If you want to play with your EMS repeater, you'll need two Motorola
manuals: 6881015E70, which covers the basic UHF Micor mobile radio, and
6881029E45, which is the EMS repeater supplement.  Both of these manuals are
still available from Motorola Parts, for about $92 and $30, respectively.
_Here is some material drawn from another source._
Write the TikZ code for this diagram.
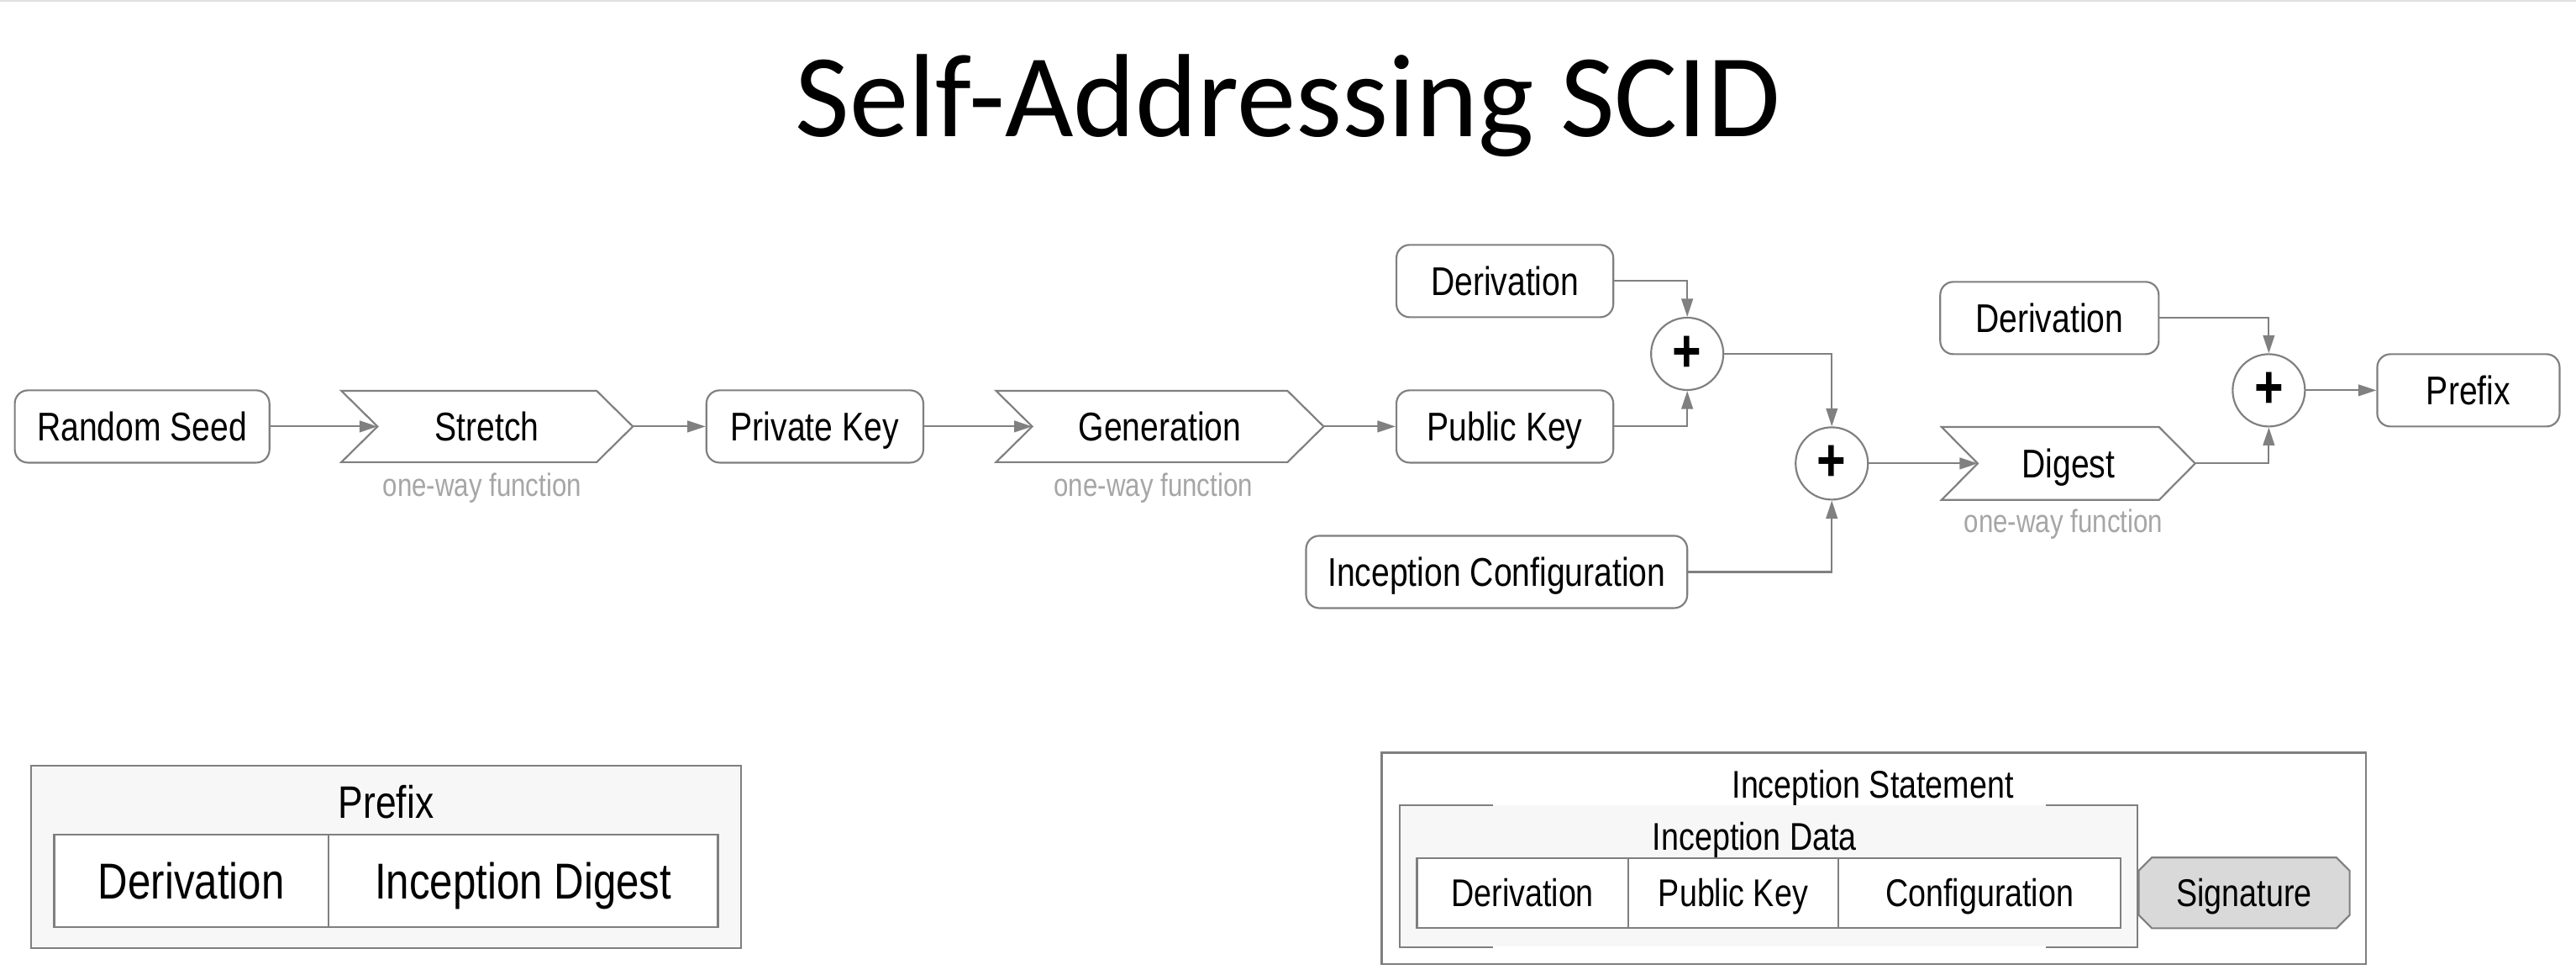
\documentclass[tikz,border=0pt]{standalone}
\usepackage{fontspec}
\setmainfont{Liberation Sans}[FakeStretch=0.82]
\newfontfamily\titlefont{Carlito}
\usetikzlibrary{arrows.meta,calc}
\definecolor{linegray}{HTML}{808080}
\definecolor{boxgray}{HTML}{7F7F7F}
\definecolor{panelfill}{HTML}{F7F7F7}
\definecolor{sigfill}{HTML}{D9D9D9}
\definecolor{notegray}{HTML}{A6A6A6}
\tikzset{
  fixt/.style={text height=#1, text depth=0pt},
  rbox/.style={draw=boxgray, line width=1.1pt, rounded corners=8pt, fill=white,
    minimum height=44pt, inner sep=0pt, font=\fontsize{24.4}{28}\selectfont, fixt=17.5pt},
  chevtext/.style={minimum height=43pt, inner sep=0pt, font=\fontsize{24.4}{28}\selectfont, fixt=17.5pt},
  chevline/.style={draw=boxgray, line width=1.1pt, line join=miter},
  plusnode/.style={circle, draw=boxgray, line width=1.1pt, fill=white, minimum size=44pt,
    inner sep=0pt, font=\bfseries\fontsize{37}{38}\selectfont},
  note/.style={text=notegray, font=\fontsize{19.5}{23}\selectfont, inner sep=0pt, fixt=14pt},
  conn/.style={draw=linegray, line width=1.1pt, -{Triangle[length=11pt,width=7pt]}},
  cell/.style={draw=boxgray, line width=1.1pt, fill=white, inner sep=0pt},
  lbl/.style={inner sep=0pt}
}
\begin{document}
\begin{tikzpicture}[x=1pt,y=-1pt]
\useasboundingbox (0,0) rectangle (1568,593);
\fill[white] (0,0) rectangle (1568,593);
\draw[color=black!12, line width=1pt] (0,0.5) -- (1568,0.5);

% title
\node[inner sep=0pt, anchor=base, font=\titlefont\fontsize{72}{82}\selectfont] (title) at (784,83) {Self-Addressing SCID};

% top flow
\node[rbox, minimum width=155pt] (seed) at (86.5,259.5) {Random Seed};
\node[chevtext, minimum width=177pt] (stretch) at (296.5,259.5) {Stretch};
\node[rbox, minimum width=132pt] (priv) at (496,259.5) {Private Key};
\node[chevtext, minimum width=199pt] (gen) at (706,259.5) {Generation};
\node[rbox, minimum width=132pt] (pub) at (916,259.5) {Public Key};
\node[rbox, minimum width=132pt] (der1) at (916,171) {Derivation};
\node[plusnode] (plus1) at (1027,215.3) {+};
\node[plusnode] (plus2) at (1115,282) {+};
\node[rbox, minimum width=232pt] (conf) at (911,348) {Inception Configuration};
\node[chevtext, minimum width=154pt, minimum height=44pt] (digest) at (1259,282) {Digest};
\node[rbox, minimum width=133pt] (der2) at (1247.5,193.5) {Derivation};
\node[plusnode] (plus3) at (1381,237.5) {+};
\node[rbox, minimum width=111pt] (prefix) at (1502.5,237.5) {Prefix};

\foreach \c in {stretch,gen,digest}{
  \draw[chevline] (\c.north west) -- ([xshift=-22pt]\c.north east) -- (\c.east)
    -- ([xshift=-22pt]\c.south east) -- (\c.south west) -- ([xshift=22pt]\c.west) -- cycle;
}

\node[note] (n1) at (293.5,295) {one-way function};
\node[note] (n2) at (702,295) {one-way function};
\node[note] (n3) at (1256,317) {one-way function};

% connectors
\draw[conn] (seed.east) -- ([xshift=22pt]stretch.west);
\draw[conn] (stretch.east) -- (priv.west);
\draw[conn] (priv.east) -- ([xshift=22pt]gen.west);
\draw[conn] (gen.east) -- (pub.west);
\draw[conn] (der1.east) -| (plus1.north);
\draw[conn] (pub.east) -| (plus1.south);
\draw[conn] (plus1.east) -| (plus2.north);
\draw[conn] (conf.east) -| (plus2.south);
\draw[conn] (plus2.east) -- ([xshift=22pt]digest.west);
\draw[conn] (der2.east) -| (plus3.north);
\draw[conn] (digest.east) -| (plus3.south);
\draw[conn] (plus3.east) -- (prefix.west);

% bottom left: prefix structure
\node[draw=boxgray, line width=1.1pt, fill=panelfill, minimum width=432pt, minimum height=111pt, inner sep=0pt] (pfxpanel) at (235,521.5) {};
\node[lbl, font=\fontsize{27.7}{32}\selectfont, fixt=19.8pt] (pfxlabel) at (235,488) {Prefix};
\node[cell, minimum width=167pt, minimum height=56pt, font=\fontsize{30.7}{36}\selectfont, fixt=22pt] (pfxder) at (116.5,536) {Derivation};
\node[cell, minimum width=237pt, minimum height=56pt, font=\fontsize{30.7}{36}\selectfont, fixt=22pt] (pfxdig) at (318.5,536) {Inception Digest};

% bottom right: inception statement
\node[draw=boxgray, line width=1.1pt, fill=white, minimum width=599pt, minimum height=128.6pt, inner sep=0pt] (stmt) at (1140.5,522.3) {};
\node[lbl, font=\fontsize{23.5}{27}\selectfont, fixt=16.8pt] (stmtlabel) at (1140,477) {Inception Statement};
\node[fill=panelfill, minimum width=449pt, minimum height=86pt, inner sep=0pt] (idata) at (1076.5,533) {};
\draw[draw=boxgray, line width=1.1pt] ([xshift=57pt]idata.north west) -- (idata.north west) -- (idata.south west) -- ([xshift=57pt]idata.south west);
\draw[draw=boxgray, line width=1.1pt] ([xshift=-56pt]idata.north east) -- (idata.north east) -- (idata.south east) -- ([xshift=-56pt]idata.south east);
\node[lbl, font=\fontsize{23.5}{27}\selectfont, fixt=16.8pt] (idlabel) at (1068,509) {Inception Data};
\node[cell, minimum width=128.5pt, minimum height=42.6pt, font=\fontsize{23.5}{27}\selectfont, fixt=16.8pt] (idder) at (926.75,543.3) {Derivation};
\node[cell, minimum width=128pt, minimum height=42.6pt, font=\fontsize{23.5}{27}\selectfont, fixt=16.8pt] (idpub) at (1055,543.3) {Public Key};
\node[cell, minimum width=172pt, minimum height=42.6pt, font=\fontsize{23.5}{27}\selectfont, fixt=16.8pt] (idconf) at (1205,543.3) {Configuration};
\node[minimum width=128pt, minimum height=42.6pt, inner sep=0pt] (sig) at (1366,543.3) {};
\draw[draw=boxgray, line width=1.1pt, fill=sigfill]
  ([xshift=8pt]sig.north west) -- ([xshift=-8pt]sig.north east) -- ([yshift=-8pt]sig.north east)
  -- ([yshift=8pt]sig.south east) -- ([xshift=-8pt]sig.south east) -- ([xshift=8pt]sig.south west)
  -- ([yshift=8pt]sig.south west) -- ([yshift=-8pt]sig.north west) -- cycle;
\node[lbl, font=\fontsize{23.5}{27}\selectfont, fixt=16.8pt] (siglabel) at (sig.center) {Signature};
\end{tikzpicture}
\end{document}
The duplexer is an oddball design using four helical resonators in the TX
side and three helical resonators in the RX side.  Although it is designed
for a 5 MHz split, it probably will not tune down into the 70 cm band.  The
specs for the QFE1024A duplexer state that both sides should attenuate the
opposite frequency by at least 65 dB, and should have an insertion loss no
greater than 1.5 dB.  The repeater is designed to transmit with 30 watts of
power on the eight EMS channels:  468.000, 468.025, 468.050, 468.075.
468.100, 468.125, 468.150, and 468.175 MHz.  The eight receive channels are
exactly 5 MHz lower.  An optional auxiliary receiver allows reception of
458.025, 458.075, 458.125, and 458.175 MHz.  (Those frequencies don't look
right, but that's what is printed in the EMS manual.)  The are a number of
extra cards for processing medical telemetry and controlling the repeater
functions. 

73, Eric Lemmon WB6FLY


----- Original Message ----- 
From: "Joe" <k1ike_m...@snet.net <mailto:k1ike_mail%40snet.net> >
To: <Repeater-Builder@yahoogroups.com
<mailto:Repeater-Builder%40yahoogroups.com> >
Sent: Saturday, October 17, 2009 6:49 PM
Subject: [Repeater-Builder] Emergency Medical Systems Duplex / Repeater UHF 
Mobile Radio Model Q2203A

<snip>
>
> I just found an orphan EMS model Q2033A mobile at my door. No cables or
> head, just the transceiver and receiver boxes. These were used on the
> local ambulance and were full duplex, plus repeater function. Is there
> any use for these on the ham bands?  The duplexer looks to be too wide
> banded for ham use.  I remember playing with one of these duplexers
> years ago.
>
> Looks like I just have Micor spare parts?